Background
Our client is a charming and growing Village of 4,000 residents, just a short drive from a large metropolitan area. The Village created a Brownfield Redevelopment Authority (BRA) in 1998. Over the next six years, the BRA facilitated five projects on four separate sites.
Pain Point
After completing each of these five projects, the Village began capturing Tax Increment Finance revenue (TIF). The Village issued bonds to finance one of the projects. TIF capture continued through 2021, and the Village realized that that its Brownfield Fund had accumulated approximately $900k. Village officials were uncertain of how these funds could be used, and enlisted WHG to review Brownfield Fund reserves and prepare a written recommendation on the potential uses of available funds.

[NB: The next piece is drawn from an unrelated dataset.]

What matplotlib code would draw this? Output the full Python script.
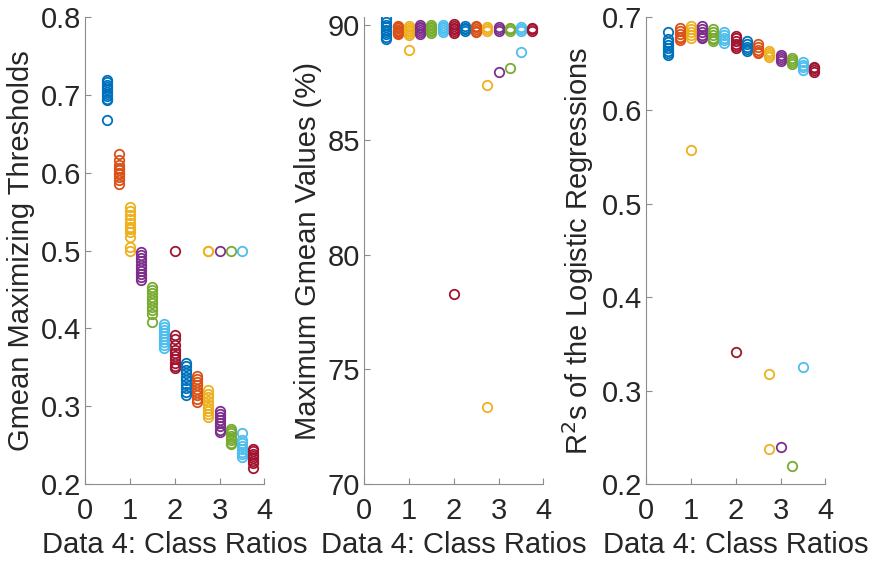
import numpy as np
import matplotlib.pyplot as plt

plt.rcParams['font.family'] = ['Liberation Sans', 'DejaVu Sans']

# class ratios (x positions of the groups)
ratios = [0.5, 0.75, 1.0, 1.25, 1.5, 1.75, 2.0, 2.25, 2.5, 2.75, 3.0, 3.25, 3.5, 3.75]

# MATLAB default colour order
colors = ['#0072BD', '#D95319', '#EDB120', '#7E2F8E', '#77AC30', '#4DBEEE', '#A2142F']

# Gmean maximizing thresholds
thresholds = [
    [0.719, 0.716, 0.713, 0.710, 0.707, 0.704, 0.701, 0.698, 0.695, 0.693, 0.668],
    [0.624, 0.616, 0.610, 0.606, 0.603, 0.600, 0.598, 0.595, 0.590, 0.585],
    [0.556, 0.551, 0.545, 0.540, 0.535, 0.530, 0.527, 0.524, 0.517, 0.505, 0.500],
    [0.498, 0.494, 0.490, 0.486, 0.482, 0.478, 0.474, 0.470, 0.466, 0.462],
    [0.453, 0.449, 0.445, 0.440, 0.436, 0.432, 0.428, 0.424, 0.419, 0.408],
    [0.406, 0.402, 0.398, 0.394, 0.390, 0.386, 0.382, 0.378, 0.375],
    [0.391, 0.386, 0.378, 0.372, 0.368, 0.364, 0.360, 0.356, 0.352, 0.349, 0.500],
    [0.356, 0.352, 0.347, 0.342, 0.337, 0.333, 0.328, 0.323, 0.318, 0.315],
    [0.339, 0.335, 0.331, 0.327, 0.322, 0.318, 0.314, 0.309, 0.305],
    [0.321, 0.316, 0.312, 0.307, 0.302, 0.298, 0.294, 0.290, 0.286, 0.500, 0.500],
    [0.294, 0.290, 0.286, 0.282, 0.278, 0.274, 0.270, 0.267, 0.500],
    [0.271, 0.268, 0.265, 0.262, 0.259, 0.256, 0.253, 0.251, 0.500],
    [0.266, 0.257, 0.253, 0.249, 0.245, 0.241, 0.238, 0.235, 0.500],
    [0.245, 0.242, 0.239, 0.236, 0.233, 0.230, 0.227, 0.221],
]

# maximum Gmean values (%)
gmeans = [
    [90.30, 90.15, 90.00, 89.90, 89.80, 89.70, 89.60, 89.50, 89.40],
    [89.95, 89.90, 89.85, 89.80, 89.75, 89.70, 89.65, 89.60],
    [89.95, 89.88, 89.80, 89.72, 89.65, 89.58, 88.91],
    [90.00, 89.92, 89.85, 89.78, 89.70, 89.62],
    [90.00, 89.93, 89.86, 89.79, 89.72, 89.65],
    [90.00, 89.92, 89.85, 89.78, 89.70],
    [90.05, 89.97, 89.89, 89.81, 89.73, 89.65, 78.28],
    [89.95, 89.88, 89.82, 89.75],
    [89.97, 89.90, 89.83, 89.76, 89.70],
    [89.90, 89.83, 89.76, 87.39, 73.36],
    [89.90, 89.83, 89.76, 87.97],
    [89.88, 89.82, 89.75, 88.11],
    [89.90, 89.81, 89.72, 88.84],
    [89.88, 89.82, 89.75],
]

# R^2 of the logistic regressions
r2 = [
    [0.684, 0.676, 0.673, 0.670, 0.667, 0.664, 0.661, 0.659],
    [0.688, 0.685, 0.682, 0.679, 0.677, 0.675],
    [0.690, 0.687, 0.684, 0.681, 0.678, 0.558],
    [0.690, 0.687, 0.684, 0.681, 0.679, 0.677],
    [0.687, 0.684, 0.681, 0.678, 0.676, 0.674],
    [0.684, 0.681, 0.678, 0.675, 0.672],
    [0.680, 0.677, 0.674, 0.671, 0.669, 0.667, 0.341],
    [0.674, 0.671, 0.668, 0.666, 0.664],
    [0.671, 0.668, 0.665, 0.663, 0.661],
    [0.664, 0.661, 0.659, 0.657, 0.318, 0.2375],
    [0.659, 0.657, 0.655, 0.653, 0.2396],
    [0.656, 0.654, 0.652, 0.650, 0.219],
    [0.652, 0.649, 0.646, 0.643, 0.325],
    [0.647, 0.645, 0.643, 0.641],
]

ylabels = ['Gmean Maximizing Thresholds', 'Maximum Gmean Values (%)',
           'R$^2$s of the Logistic Regressions']
ylims = [(0.2, 0.8), (70, 90.35), (0.2, 0.7)]
yticks = [np.arange(0.2, 0.81, 0.1), [70, 75, 80, 85, 90], np.arange(0.2, 0.71, 0.1)]
yticklabels = [['0.2', '0.3', '0.4', '0.5', '0.6', '0.7', '0.8'],
               ['70', '75', '80', '85', '90'],
               ['0.2', '0.3', '0.4', '0.5', '0.6', '0.7']]
lefts = [0.0977, 0.4184, 0.7425]

fig = plt.figure(figsize=(8.7, 5.63), dpi=100)

for k, data in enumerate([thresholds, gmeans, r2]):
    ax = fig.add_axes([lefts[k], 0.1403, 0.2063, 0.8295])
    for i, vals in enumerate(data):
        ax.plot([ratios[i]] * len(vals), vals, 'o', mfc='none',
                mec=colors[i % 7], ms=6.8, mew=1.3)
    ax.set_xlim(0, 4)
    ax.set_ylim(ylims[k])
    ax.set_xticks([0, 1, 2, 3, 4])
    ax.set_yticks(yticks[k])
    ax.set_yticklabels(yticklabels[k])
    ax.spines['top'].set_visible(False)
    ax.spines['right'].set_visible(False)
    for s in ['left', 'bottom']:
        ax.spines[s].set_color('#8c8c8c')
        ax.spines[s].set_linewidth(0.8)
    ax.tick_params(direction='in', length=4, width=0.8, color='#8c8c8c',
                   labelsize=21, labelcolor='#262626', pad=3)
    ax.tick_params(axis='x', pad=9)
    ax.set_xlabel('Data 4: Class Ratios', fontsize=21, color='#262626', labelpad=5)
    ax.set_ylabel(ylabels[k], fontsize=21, color='#262626', labelpad=4)

fig.savefig('out.png', dpi=100)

The WoodHill Group Solution
To determine a recommendation for use of accumulated funds, WHG sought to gain a
complete understanding of BRA revenues and expenses from 1998‐2021. To do so, WHG:
· Summarized each Brownfield project by site according to the provided Act 381 Work Plans
· Identified included parcels, and detailed their respective captured taxable values by site and by year
· Calculated TIF revenue by year, parcel, taxing authority, tax season, and site
· Validated deposits into the Brownfield Fund by source and year
· Identified discrepancies in expected and actual tax revenues
· Summarized authority expenses by type and date
· Constructed TIF allocation tables based upon the actual TIF revenues and spending records of the authority
· Summarized the total sources and distributions of funds by type, and
· Determined the recommended disposition of remaining and future funds.
Resulting Benefit
WHG determined that all Developer Reimbursements and Other Eligible Expenditures were complete. So, the question became: where did the extra $900k come from and what could the Village do with it?
Our research provided the answer to the problem. The Village had been making the debt service payments on the aforementioned bond issue from the Village General Fund since the date of issue, despite the original intention that the payments be split amongst the Village, the BRA, and the DDA. Of the $900k balance in the Brownfield Fund, $600k could be transferred immediately to the General Fund to reimburse it for prior year expenditures. The remaining $300k was sufficient to cover the BRA’s portion of future year debt service payments.
Additionally, it was determined that the DDA had not contributed its portion of prior year debt service payments. The DDA portion had also been paid from the Village General Fund. Therefore, WHG recommended that the Village and the DDA come to an agreement on how the DDA could make the Village whole for the prior year expenditures it had made on behalf of the DDA.
Between the BRA and DDA portions of the debt service, the resulting benefit to the Village General Fund was $1.15 million.